Adaptive experiment design for efficient semiparametric estimation in the partially linear model

Authors: Harrison Li, Art Owen,

Presenting Author: Harrison Li*

We propose an adaptive procedure to optimally choose binary treatment assignments in a multi-stage randomized experiment based on semiparametric efficient estimation in a partially linear model for heterogeneous treatment effects. The asymptotic covariance matrix of the treatment effect estimator depends on both propensity scores and nuisance functions such as conditional variances. We show that we can use data from previous stages of the experiment to consistently estimate propensity scores for future stages that optimize a scalar functional of this covariance matrix, with possible constraints on the fraction of subjects treated at each stage.

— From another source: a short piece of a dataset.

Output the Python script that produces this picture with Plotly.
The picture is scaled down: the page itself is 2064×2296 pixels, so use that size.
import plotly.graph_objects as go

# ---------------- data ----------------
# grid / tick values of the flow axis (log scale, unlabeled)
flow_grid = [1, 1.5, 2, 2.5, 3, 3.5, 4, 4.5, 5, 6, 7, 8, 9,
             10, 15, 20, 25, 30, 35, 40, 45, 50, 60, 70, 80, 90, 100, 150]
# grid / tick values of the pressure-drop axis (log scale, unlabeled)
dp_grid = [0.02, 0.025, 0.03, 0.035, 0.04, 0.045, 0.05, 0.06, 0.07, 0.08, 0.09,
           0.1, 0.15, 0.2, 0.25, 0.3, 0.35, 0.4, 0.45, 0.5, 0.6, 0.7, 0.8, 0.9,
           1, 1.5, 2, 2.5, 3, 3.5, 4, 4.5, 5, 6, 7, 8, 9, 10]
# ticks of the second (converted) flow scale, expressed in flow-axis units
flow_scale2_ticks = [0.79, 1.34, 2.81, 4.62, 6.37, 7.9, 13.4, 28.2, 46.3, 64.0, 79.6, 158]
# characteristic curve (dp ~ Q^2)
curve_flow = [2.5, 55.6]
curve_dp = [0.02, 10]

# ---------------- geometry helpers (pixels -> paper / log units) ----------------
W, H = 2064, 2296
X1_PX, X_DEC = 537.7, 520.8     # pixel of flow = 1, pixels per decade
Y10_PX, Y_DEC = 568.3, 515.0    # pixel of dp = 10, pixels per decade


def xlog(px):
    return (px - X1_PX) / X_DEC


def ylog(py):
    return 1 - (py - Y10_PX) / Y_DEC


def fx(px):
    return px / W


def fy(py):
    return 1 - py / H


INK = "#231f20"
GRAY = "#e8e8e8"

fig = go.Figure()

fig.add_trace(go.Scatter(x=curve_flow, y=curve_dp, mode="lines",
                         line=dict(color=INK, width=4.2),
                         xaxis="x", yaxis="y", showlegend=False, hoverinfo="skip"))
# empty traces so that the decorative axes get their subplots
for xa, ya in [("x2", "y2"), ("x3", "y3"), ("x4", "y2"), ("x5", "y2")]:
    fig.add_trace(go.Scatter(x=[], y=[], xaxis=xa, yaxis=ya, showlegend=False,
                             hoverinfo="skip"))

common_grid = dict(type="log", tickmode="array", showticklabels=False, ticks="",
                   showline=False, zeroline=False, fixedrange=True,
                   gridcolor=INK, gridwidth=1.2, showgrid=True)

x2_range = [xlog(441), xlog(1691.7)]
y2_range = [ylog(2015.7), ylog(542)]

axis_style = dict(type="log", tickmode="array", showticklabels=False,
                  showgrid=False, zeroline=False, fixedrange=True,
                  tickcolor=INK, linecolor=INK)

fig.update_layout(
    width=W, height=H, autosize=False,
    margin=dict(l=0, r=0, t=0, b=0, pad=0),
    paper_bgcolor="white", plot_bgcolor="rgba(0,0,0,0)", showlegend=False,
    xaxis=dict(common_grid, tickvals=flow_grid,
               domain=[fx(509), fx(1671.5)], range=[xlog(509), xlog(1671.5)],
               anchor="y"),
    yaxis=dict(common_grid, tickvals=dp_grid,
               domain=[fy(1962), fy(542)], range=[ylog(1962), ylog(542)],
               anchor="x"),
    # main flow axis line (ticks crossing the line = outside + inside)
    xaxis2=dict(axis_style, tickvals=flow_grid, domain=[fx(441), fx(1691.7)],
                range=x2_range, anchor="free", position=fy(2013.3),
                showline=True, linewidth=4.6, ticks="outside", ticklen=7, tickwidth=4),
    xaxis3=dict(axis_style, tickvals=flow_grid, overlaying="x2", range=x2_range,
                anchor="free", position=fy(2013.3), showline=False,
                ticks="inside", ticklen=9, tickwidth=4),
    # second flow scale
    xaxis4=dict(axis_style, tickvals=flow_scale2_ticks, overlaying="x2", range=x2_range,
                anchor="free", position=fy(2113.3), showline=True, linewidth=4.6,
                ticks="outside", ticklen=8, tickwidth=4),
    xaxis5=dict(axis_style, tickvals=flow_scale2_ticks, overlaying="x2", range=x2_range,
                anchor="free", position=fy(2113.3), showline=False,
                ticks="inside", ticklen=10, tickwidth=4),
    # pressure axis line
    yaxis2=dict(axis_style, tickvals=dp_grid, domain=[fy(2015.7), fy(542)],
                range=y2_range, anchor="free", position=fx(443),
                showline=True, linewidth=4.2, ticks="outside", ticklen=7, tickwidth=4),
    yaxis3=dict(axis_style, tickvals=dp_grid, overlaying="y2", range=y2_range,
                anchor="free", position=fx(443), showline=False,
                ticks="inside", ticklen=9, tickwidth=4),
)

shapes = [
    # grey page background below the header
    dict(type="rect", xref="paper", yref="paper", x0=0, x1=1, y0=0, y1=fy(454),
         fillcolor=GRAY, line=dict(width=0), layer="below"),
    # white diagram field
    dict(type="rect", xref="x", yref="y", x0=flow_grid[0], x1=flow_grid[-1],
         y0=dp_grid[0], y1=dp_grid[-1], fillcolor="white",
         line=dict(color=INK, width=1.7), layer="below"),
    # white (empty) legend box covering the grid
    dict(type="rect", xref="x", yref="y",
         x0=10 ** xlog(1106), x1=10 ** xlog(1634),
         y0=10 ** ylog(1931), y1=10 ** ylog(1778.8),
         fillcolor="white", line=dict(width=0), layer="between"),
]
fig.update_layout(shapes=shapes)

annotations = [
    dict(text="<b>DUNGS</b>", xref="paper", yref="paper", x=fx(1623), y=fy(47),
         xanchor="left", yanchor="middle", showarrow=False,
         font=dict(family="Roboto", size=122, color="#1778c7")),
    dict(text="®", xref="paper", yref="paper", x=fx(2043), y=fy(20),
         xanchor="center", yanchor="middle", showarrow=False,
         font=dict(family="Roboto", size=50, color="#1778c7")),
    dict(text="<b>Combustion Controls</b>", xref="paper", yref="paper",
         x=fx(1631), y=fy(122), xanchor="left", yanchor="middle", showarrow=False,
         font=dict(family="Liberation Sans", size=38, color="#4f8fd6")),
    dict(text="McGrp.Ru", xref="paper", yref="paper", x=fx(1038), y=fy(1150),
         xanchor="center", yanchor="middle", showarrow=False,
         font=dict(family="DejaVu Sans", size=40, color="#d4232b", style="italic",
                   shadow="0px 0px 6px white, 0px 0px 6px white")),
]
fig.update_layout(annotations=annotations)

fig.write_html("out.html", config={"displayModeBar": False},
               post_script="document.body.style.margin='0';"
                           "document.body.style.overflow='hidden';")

Allowable functionals include standard “design criteria” from the classical theory of experiment design, such as D-optimality. With appropriate cross fitting, the data from this adaptive experiment can be used to efficiently estimate the treatment effect under weak conditions on nuisance function estimation, even if there is bounded covariate shift between stages. Here, efficiency means achieving the same first-order asymptotic behavior as a semiparametric efficient estimator that uses data collected non-adaptively according to the optimal propensity scores and knows all nuisance functions exactly. Our running example evaluates a targeting algorithm for the Reemployment Services and Eligibility Assessment (RESEA) program, a U.S. government service to help unemployment insurance recipients resume their careers.